Summary The efficacy of crushed-rock samples vs. small plugs or full-diameter core samples for measurement of porosity, permeability, and fluid saturation is an important consideration in the evaluation of tight-gas reservoirs and shale-gas reservoirs. Crushed-rock core analysis methods originally developed for shale reservoirs are now, in some cases, being extended to low-quality tight-gas reservoirs. In this study, crushed-rock and full-diameter core measurements from two wells drilled with oil-based mud are compared to evaluate which of the two core-analysis methods is more reliable for water-saturation assessment of a major North American tight-gas siltstone play (Montney Formation, western Canada). Measurements from the studied full-diameter core samples have wide ranges of water saturation (10 to 45%) and bulk volume water (BVW) (0.5 to 2.6%). In contrast, measurements from crushed-rock samples have much narrower ranges of water saturation (10 to 20%) and BVW (0.2 to 0.7%).
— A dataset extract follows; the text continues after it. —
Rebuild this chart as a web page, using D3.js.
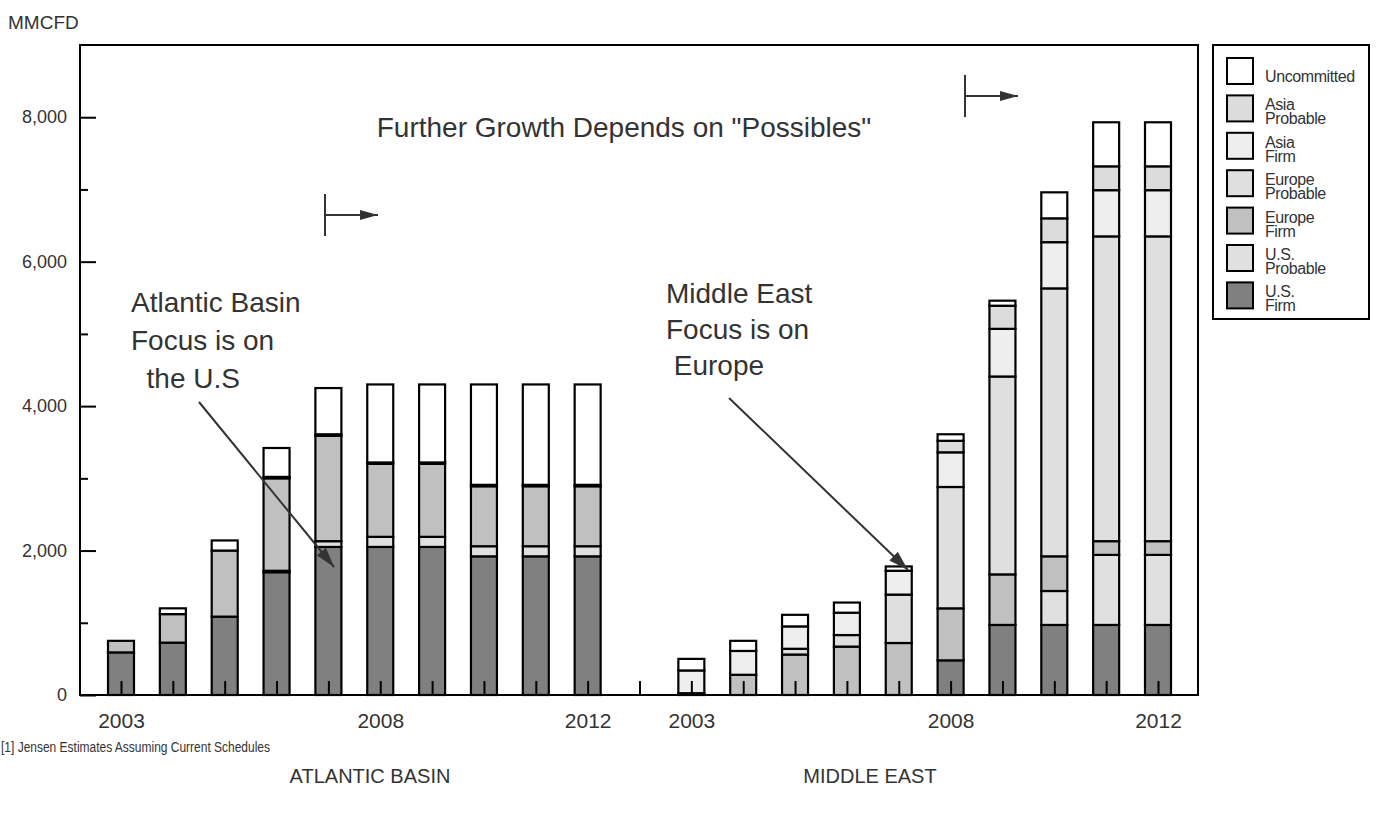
<!DOCTYPE html>
<html>
<head>
<meta charset="utf-8">
<script src="https://cdn.jsdelivr.net/npm/d3@7"></script>
<style>
  body { margin: 0; background: #fff; }
  text { font-family: "Liberation Sans", Arial, Helvetica, sans-serif; fill: #333; }
</style>
</head>
<body>
<svg id="chart" width="1376" height="813"></svg>
<script>
// ---- data (MMCFD) ----
const years = ["2003","2004","2005","2006","2007","2008","2009","2010","2011","2012"];
const labelledYears = ["2003","2008","2012"];
const yMajorTicks = [0, 2000, 4000, 6000, 8000];
const yMinorTicks = [1000, 3000, 5000, 7000];

const seriesKeys   = ["usFirm","usProbable","europeFirm","europeProbable","asiaFirm","asiaProbable","uncommitted"];
const seriesNames  = [["U.S.","Firm"],["U.S.","Probable"],["Europe","Firm"],["Europe","Probable"],["Asia","Firm"],["Asia","Probable"],["Uncommitted"]];
const seriesColors = ["#808080","#e0e0e0","#c0c0c0","#dfdfdf","#eeeeee","#dcdcdc","#ffffff"];

// Atlantic Basin
const atlanticUsFirm         = [590, 725, 1085, 1700, 2050, 2050, 2050, 1920, 1920, 1920];
const atlanticUsProbable     = [0, 0, 0, 20, 80, 140, 140, 140, 140, 140];
const atlanticEuropeFirm     = [160, 395, 915, 1280, 1460, 1010, 1010, 830, 830, 830];
const atlanticEuropeProbable = [0, 0, 0, 20, 20, 20, 20, 20, 20, 20];
const atlanticAsiaFirm       = [0, 0, 0, 0, 0, 0, 0, 0, 0, 0];
const atlanticAsiaProbable   = [0, 0, 0, 0, 0, 0, 0, 0, 0, 0];
const atlanticUncommitted    = [0, 80, 140, 400, 640, 1080, 1080, 1390, 1390, 1390];

// Middle East
const meUsFirm         = [25, 0, 0, 0, 0, 480, 970, 970, 970, 970];
const meUsProbable     = [0, 0, 0, 0, 0, 0, 0, 470, 970, 970];
const meEuropeFirm     = [0, 280, 560, 670, 720, 720, 700, 480, 190, 190];
const meEuropeProbable = [0, 0, 80, 160, 670, 1680, 2740, 3710, 4220, 4220];
const meAsiaFirm       = [315, 330, 310, 310, 330, 480, 660, 640, 640, 640];
const meAsiaProbable   = [0, 0, 0, 0, 0, 160, 320, 330, 330, 330];
const meUncommitted    = [160, 140, 160, 140, 60, 90, 70, 360, 610, 610];

// ---- table for the stack: Atlantic years, an empty separator slot, Middle East years ----
const atlanticSeries = [atlanticUsFirm, atlanticUsProbable, atlanticEuropeFirm, atlanticEuropeProbable, atlanticAsiaFirm, atlanticAsiaProbable, atlanticUncommitted];
const meSeries = [meUsFirm, meUsProbable, meEuropeFirm, meEuropeProbable, meAsiaFirm, meAsiaProbable, meUncommitted];

const rows = [];
years.forEach((yr, i) => {
  const r = { slot: "AB " + yr, year: yr };
  seriesKeys.forEach((k, j) => r[k] = atlanticSeries[j][i]);
  rows.push(r);
});
const sep = { slot: "sep", year: "" };
seriesKeys.forEach(k => sep[k] = 0);
rows.push(sep);
years.forEach((yr, i) => {
  const r = { slot: "ME " + yr, year: yr };
  seriesKeys.forEach((k, j) => r[k] = meSeries[j][i]);
  rows.push(r);
});

// ---- layout ----
const svg = d3.select("#chart");
const frame = { left: 80, right: 1198, top: 45, bottom: 695 };
const barW = 26;

const x = d3.scalePoint().domain(rows.map(d => d.slot)).range([121, 1158]);
const y = d3.scaleLinear().domain([0, 9000]).range([frame.bottom, frame.top]);
const color = d3.scaleOrdinal().domain(seriesKeys).range(seriesColors);

svg.append("rect").attr("width", 1376).attr("height", 813).attr("fill", "#fff");

// ---- stacked bars ----
const stacked = d3.stack().keys(seriesKeys)(rows);
const barG = svg.append("g");
stacked.forEach(layer => {
  barG.selectAll(null)
    .data(layer.filter(d => d[1] - d[0] > 0))
    .join("rect")
    .attr("x", d => x(d.data.slot) - barW / 2)
    .attr("y", d => y(d[1]))
    .attr("width", barW)
    .attr("height", d => y(d[0]) - y(d[1]))
    .attr("fill", color(layer.key))
    .attr("stroke", "#000")
    .attr("stroke-width", 2.2);
});

// ---- plot frame ----
svg.append("rect")
  .attr("x", frame.left).attr("y", frame.top)
  .attr("width", frame.right - frame.left).attr("height", frame.bottom - frame.top)
  .attr("fill", "none").attr("stroke", "#000").attr("stroke-width", 2);

// ---- axes ----
const yAxisMajor = d3.axisLeft(y).tickValues(yMajorTicks).tickSize(-16).tickPadding(13).tickFormat(d3.format(","));
const yAxisMinor = d3.axisLeft(y).tickValues(yMinorTicks).tickSize(-8).tickFormat("");
const xAxis = d3.axisBottom(x).tickSize(-14).tickPadding(18)
  .tickFormat(s => { const r = rows.find(d => d.slot === s); return labelledYears.includes(r.year) ? r.year : ""; });

function styleAxis(g, size) {
  g.select(".domain").remove();
  g.selectAll(".tick line").attr("stroke", "#000").attr("stroke-width", 2);
  g.selectAll(".tick text").attr("font-size", size).attr("fill", "#333")
    .style("font-family", '"Liberation Sans", Arial, sans-serif');
}
svg.append("g").attr("transform", `translate(${frame.left},0)`).call(yAxisMajor).call(styleAxis, 18);
svg.append("g").attr("transform", `translate(${frame.left},0)`).call(yAxisMinor).call(styleAxis, 18);
svg.append("g").attr("transform", `translate(0,${frame.bottom})`).call(xAxis).call(styleAxis, 21);

// ---- texts ----
svg.append("text").attr("x", 8).attr("y", 29).attr("font-size", 19).text("MMCFD");

svg.append("text").attr("x", 624).attr("y", 137).attr("text-anchor", "middle")
  .attr("font-size", 28).text('Further Growth Depends on "Possibles"');

function multiLine(xp, yp, lines, size, step) {
  const t = svg.append("text").attr("font-size", size).attr("xml:space", "preserve");
  lines.forEach((s, i) => t.append("tspan").attr("x", xp).attr("y", yp + i * step).text(s));
}
multiLine(131, 312, ["Atlantic Basin", "Focus is on", "  the U.S"], 28, 38);
multiLine(666, 303, ["Middle East", "Focus is on", " Europe"], 28, 36);

svg.append("text").attr("x", 1).attr("y", 752).attr("font-size", 14)
  .attr("textLength", 269).attr("lengthAdjust", "spacingAndGlyphs")
  .text("[1] Jensen Estimates Assuming Current Schedules");

svg.append("text").attr("x", 370).attr("y", 783).attr("text-anchor", "middle").attr("font-size", 20).text("ATLANTIC BASIN");
svg.append("text").attr("x", 870).attr("y", 783).attr("text-anchor", "middle").attr("font-size", 20).text("MIDDLE EAST");

// ---- arrows ----
const defs = svg.append("defs");
defs.append("marker").attr("id", "head").attr("markerUnits", "userSpaceOnUse")
  .attr("markerWidth", 22).attr("markerHeight", 14).attr("viewBox", "0 -7 22 14")
  .attr("refX", 20).attr("refY", 0).attr("orient", "auto")
  .append("path").attr("d", "M0,-6L20,0L0,6Z").attr("fill", "#333");
defs.append("marker").attr("id", "headSmall").attr("markerUnits", "userSpaceOnUse")
  .attr("markerWidth", 20).attr("markerHeight", 12).attr("viewBox", "0 -6 20 12")
  .attr("refX", 18).attr("refY", 0).attr("orient", "auto")
  .append("path").attr("d", "M0,-5L18,0L0,5Z").attr("fill", "#333");

function arrow(x1, y1, x2, y2, m) {
  svg.append("line").attr("x1", x1).attr("y1", y1).attr("x2", x2).attr("y2", y2)
    .attr("stroke", "#333").attr("stroke-width", 2).attr("marker-end", `url(#${m})`);
}
arrow(199, 402, 334, 567, "head");
arrow(729, 398, 908, 570, "head");

function startMark(xp, yp) {
  svg.append("line").attr("x1", xp).attr("y1", yp - 21).attr("x2", xp).attr("y2", yp + 21)
    .attr("stroke", "#333").attr("stroke-width", 2);
  arrow(xp, yp, xp + 53, yp, "headSmall");
}
startMark(325, 215);
startMark(965, 96);

// ---- legend ----
const lg = svg.append("g");
lg.append("rect").attr("x", 1213).attr("y", 45).attr("width", 156).attr("height", 274)
  .attr("fill", "#fff").attr("stroke", "#000").attr("stroke-width", 2);
const legendOrder = seriesKeys.map((k, i) => ({ key: k, lines: seriesNames[i] })).reverse();
legendOrder.forEach((d, i) => {
  const top = 57 + i * 37.4;
  lg.append("rect").attr("x", 1227).attr("y", top + 1).attr("width", 26).attr("height", 26)
    .attr("fill", color(d.key)).attr("stroke", "#000").attr("stroke-width", 2);
  const t = lg.append("text").attr("font-size", 16).attr("letter-spacing", -0.4);
  if (d.lines.length === 1) {
    t.append("tspan").attr("x", 1265).attr("y", top + 25).text(d.lines[0]);
  } else {
    d.lines.forEach((s, j) => t.append("tspan").attr("x", 1265).attr("y", top + 16 + j * 14).text(s));
  }
});
</script>
</body>
</html>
The lower values and limited range of water-content measurements from crushed-rock samples suggest a significant degree of artificial water loss during sample handling in the laboratory. This conclusion is supported by comparing core-measured BVW with deep-resistivity values from openhole well logs. Full-diameter BVW measurements correlate well with log resistivity, indicating they are generally representative of in-situ reservoir conditions. Crushed-rock BVW values, on the other hand, show no correlation with log resistivity. The results of this study suggest caution is warranted in the use of crushed-rock samples for water-saturation measurements of siltstones or silty shales. Failure to recognize artificial water loss from crushed-rock siltstone samples could lead to an erroneous interpretation of irreducible water saturation at in-situ reservoir conditions with potentially serious implications for resource evaluation and exploitation.